*  Exported from  MasterCook  *

             JOCELYN'S CHOCOLATE FUDGE BARS (FUDGE MINT CO

Recipe By     :
Serving Size  : 1    Preparation Time :0:00
Categories    : Chocolate

 Amount  Measure       Ingredient -- Preparation Method
--------  ------------  --------------------------------
  1                    Stick Butter
  2       oz           Unsweetened Baking Chocolate
                       Squares
  1       c            Sugar
  2                    Eggs
  1       c            Flour
    1/2   ts           Salt
    1/2   ts           Baking Soda
    1/2   ts           Vanilla Or Peppermint
                       Extract
  1       c            Chocolate Chips
                       Glaze------
  1       c            Powdered Sugar
  1       tb           Milk -- or more
    1/2   ts           Peppermint Extract

 Melt the butter and the unsweetened chocolate. (You
 can put them in a stainless steel bowl and stick it in
 the oven while it's preheating.  )

 When the bowl is cool, add the sugar, beat in the
 eggs, mix in the flour, the salt, and the baking soda.
 Add the vanilla. Spread into a greased jellyroll pan
 (that is, 11x17). It won't be trivial; you'll have to
 use a knife or something to spread it smoothly into
 all four corners.

 Sprinkle with the chocolate chips, and bake at 350 F
 for 8 minutes or so. ("Bake until done.  " When
 they're done, they pull away from the pan just a
 little bit and have a dull glossy look to them.  )

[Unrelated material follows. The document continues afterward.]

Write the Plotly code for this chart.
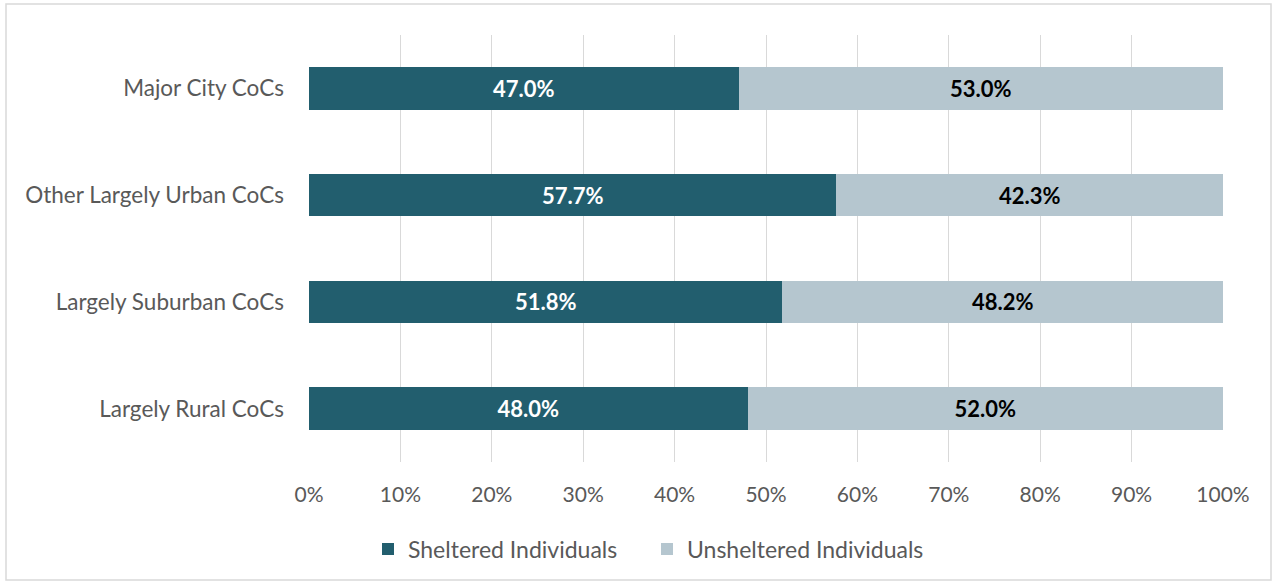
import plotly.graph_objects as go

categories = ["Major City CoCs", "Other Largely Urban CoCs", "Largely Suburban CoCs", "Largely Rural CoCs"]
sheltered = [47.0, 57.7, 51.8, 48.0]
unsheltered = [53.0, 42.3, 48.2, 52.0]
tick_vals = [0, 10, 20, 30, 40, 50, 60, 70, 80, 90, 100]
tick_text = [f"{v}%" for v in tick_vals]

FONT = "Lato, 'Open Sans', sans-serif"
W, H = 1275, 583
ML, MR, MT, MB = 309, 52, 35, 121

fig = go.Figure()
fig.add_trace(go.Bar(
    y=categories, x=sheltered, orientation="h", name="Sheltered Individuals",
    marker=dict(color="#225E6E", line=dict(width=0)),
    text=[f"{v:.1f}%" for v in sheltered], textposition="inside", insidetextanchor="middle",
    textfont=dict(color="white", size=22, family=FONT, weight="bold"),
))
fig.add_trace(go.Bar(
    y=categories, x=unsheltered, orientation="h", name="Unsheltered Individuals",
    marker=dict(color="#B5C6CF", line=dict(width=0)),
    text=[f"{v:.1f}%" for v in unsheltered], textposition="inside", insidetextanchor="middle",
    textfont=dict(color="black", size=22, family=FONT, weight="bold"),
))

pw = W - ML - MR
ph = H - MT - MB
fig.add_shape(type="rect", xref="paper", yref="paper",
              x0=(6 - ML) / pw, x1=(1271 - ML) / pw,
              y0=(H - MB - 580) / ph, y1=(H - MB - 4) / ph,
              line=dict(color="#D9D9D9", width=1.5), fillcolor="rgba(0,0,0,0)", layer="below")

fig.update_layout(
    width=W, height=H,
    barmode="stack", bargap=0.6,
    margin=dict(l=ML, r=MR, t=MT, b=MB),
    paper_bgcolor="white", plot_bgcolor="white",
    font=dict(family=FONT, size=22, color="#595959"),
    uniformtext=dict(mode="show", minsize=10),
    xaxis=dict(range=[0, 100], tickvals=tick_vals, ticktext=tick_text,
               showgrid=True, gridcolor="#D9D9D9", gridwidth=1.3, zeroline=False,
               showline=False, ticks="", ticklabelstandoff=18,
               tickfont=dict(size=21, color="#595959", family=FONT)),
    yaxis=dict(autorange="reversed", showgrid=False, ticks="", showline=False,
               ticklabelstandoff=24, tickfont=dict(size=22.5, color="#595959", family=FONT)),
    legend=dict(orientation="h", xref="container", yref="container", x=(383 - 15) / W, y=1 - 549 / H,
                xanchor="left", yanchor="middle", font=dict(size=23, color="#595959", family=FONT),
                traceorder="normal", itemwidth=30, tracegroupgap=0,
                entrywidth=234, entrywidthmode="pixels"),
    showlegend=True,
)

fig.write_html("out.html", config={"displayModeBar": False},
               post_script="document.body.style.margin='0';document.body.style.padding='0';")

 Glaze: Mix up the ingredients. It should be like a
 glaze that will pour, thickly. Add a couple of drops
 of food coloring if desired. When the cookies come out
 of the oven, spread the glaze. Cool slightly, and cut
 while still warm. (If you wait too long, the glaze
 will crack when you try to cut the cookies.  )

 Notes: You can skip the glaze, if you like. (For
 example, you might not want peppermint cookies, or you
 might want to use those miniature baking M&M's.  ) If
 you don't glaze them but still want peppermint
 chocolate cookies, use the peppermint instead of the
 vanilla. (Or in addition to it, for a slightly
 different flavor but still good.  )

 This is Mom's recipe. It was quick and easy enough
 that she could make up a batch of cookies while
 getting breakfast on the table, when one of us four
 kids piped up and said "By the way, it's my turn to
 bring cookies today.  "

 She also has an anecdote about one of our schoolkids
 being allergic to oranges, so she made a batch with
 orange food coloring so he could have something orange
 anyway. You could try the same trick for Halloween
 cookies...

 If you don't want them to be thin bar cookies, then
 use a smaller pan (9x13 or 9x9) and bake them longer.

 Okay, here's the "horror story" part. I got the recipe
 from my mom the other day, and decided to make them up
 (sans mint & glaze) that night. I'd been reorganizing
 the kitchen lately, and had a bunch of plastic
 canisters for all of my staples, but hadn't labeled
 everything yet.  I thought I had the flour.  Well, it
 certainly wasn't sugar, and I knew it wasn't the
 Krusteaz Deluxe Basic Cookie Mix, so it had to be the
 flour, so I used it. There was something a little odd
 about it - but I've got unbleached flour, whole wheat
 flour, graham flour, and cake flour, so I figured it
 had to be one of the odd ones.

 It wasn't.  There was something grainy and a bit of an
 odd flavor to the cookies.  Can you say "Masa Harina"?
 I'd used corn instead of wheat flour!

 My next door neighbor Selene, and my SO's daughter
 Maria, and her little friend Devin like them, but
 nobody else will eat them.

 I tried the recipe again tonight.  I made the plain
 batch, no mint or mint glaze, and used mini-M&M's
 instead of the chocolate chips.  I've tried them -
 they're perfect in every way - and if I just imagine
 them with peppermint, they're exactly as I remember
 them.

 A final footnote: I am quite serious about working to
 spread them all the way to the corners.  It'll be a
 thick batter, so just keep at it; it'll make a thin
 layer.  That's a good thing, because it means they
 cook fast, so don't give up.

 [P.  S. At least that's how they turn out (thick and
 hard to spread into the
 corners) when I make them, using the mixer.  Your
 mileage may vary, especially if you're using margarine.